Delicious Plant-Based Eating for Patients

Published on : 12/12/22
  • When staff offered plant-based lunches to patients at New York City Health + Hospitals, everyone wondered if patients would accept the meals or ask for meat instead. But dishes like mushroom garden Bolognese and kabocha squash over rice proved popular during the eight-week program, designed to measure patient acceptance and satisfaction. 

    Ninety percent of patients did not reject their plant-based meal and 80% reported enjoying it. The program was so successful, plant-based dishes are now primary lunch and dinner options for inpatients at all of the system’s 11 public acute care hospitals.  

    Hospitalized patients will enjoy 14 tasty new “chef’s choice” meals, inspired by the flavors of Latin America, Asia and other places representing the system’s diverse patient population. 

    Sodexo serves 3 million meals per year to patients at NYC Health + Hospitals; in 2023, we expect 850,000 of those meals will be plant-based. We also plan to expand plant-based offerings to the hospital system’s post-acute care facilities. 

    “It’s really showing patients the health benefits without having the center of the plate be meat,” says Samantha Morgenstern, a registered dietitian and Sodexo Director of Nutrition for NYC Health + Hospitals. 

    The plant-based program is built on the success of a 2019 campaign: Meatless Mondays, featuring weekly plant-based meals. The food and nutrition team collaborated with the cardiology and lifestyle medicine teams to recommend plant-based diets when appropriate. 

    Then came 2020, bringing COVID-19 and operational challenges. New programs went on hold until fall 2021, when the plant-based lunch program was planned, in alignment with New York City wellness and sustainability efforts. The program launched in March of 2022.

     

    Eligible patients received two top plant-based “chef recommendations.” (Some could not participate, due to dietary requirements.) If patients made no choice, they received the top plant-based “default” meal. Staff collected data on orders and solicited feedback. Dietitians rolled the program out to the patients, staff and community, sharing the science and positive environmental impact behind the meals. 

    With unfamiliar foods, such as edamame falafel, patients received how-to guides. They also received educational materials to take home. Some sites were more accepting of plant-based foods, based on the patient populations’ traditional food cultures. 

    Other lessons from the program? Include milk to ensure adequate vitamin D intake.
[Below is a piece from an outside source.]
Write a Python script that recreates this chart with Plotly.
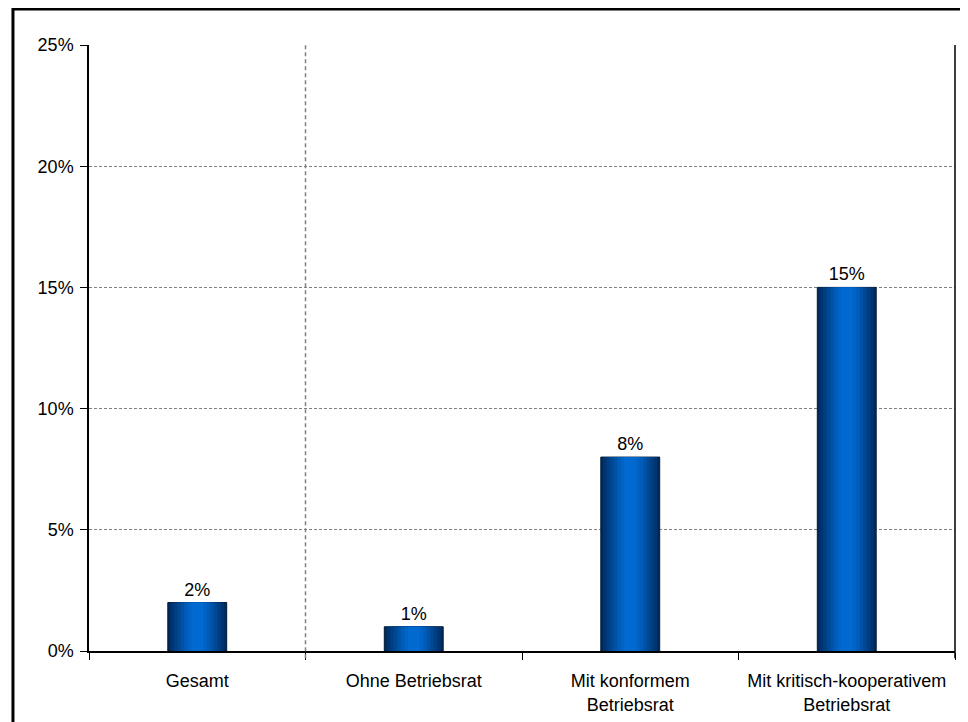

Plant-based meals can provide adequate protein, by serving complementary higher-protein grains and legumes. The program’s “uptake number” – the increase in patients who accepted or selected plant-based – was also strong.

    Morgenstern says:

    About 55% more patients ate plant-based meals during the program, as opposed to those who normally would.

    This increase falls at the high range for adoptions of any healthy new foods. Program results were highlighted in a documentary created by the non-profit Better Food Foundation, featuring Morgenstern, Chef Philip Demaiolo and others. 

    It’s been a great partnership, Morgenstern says. It really has brought to life the essential role dietitians play in promoting nutrition and its overall impact on the health and well-being of our patients.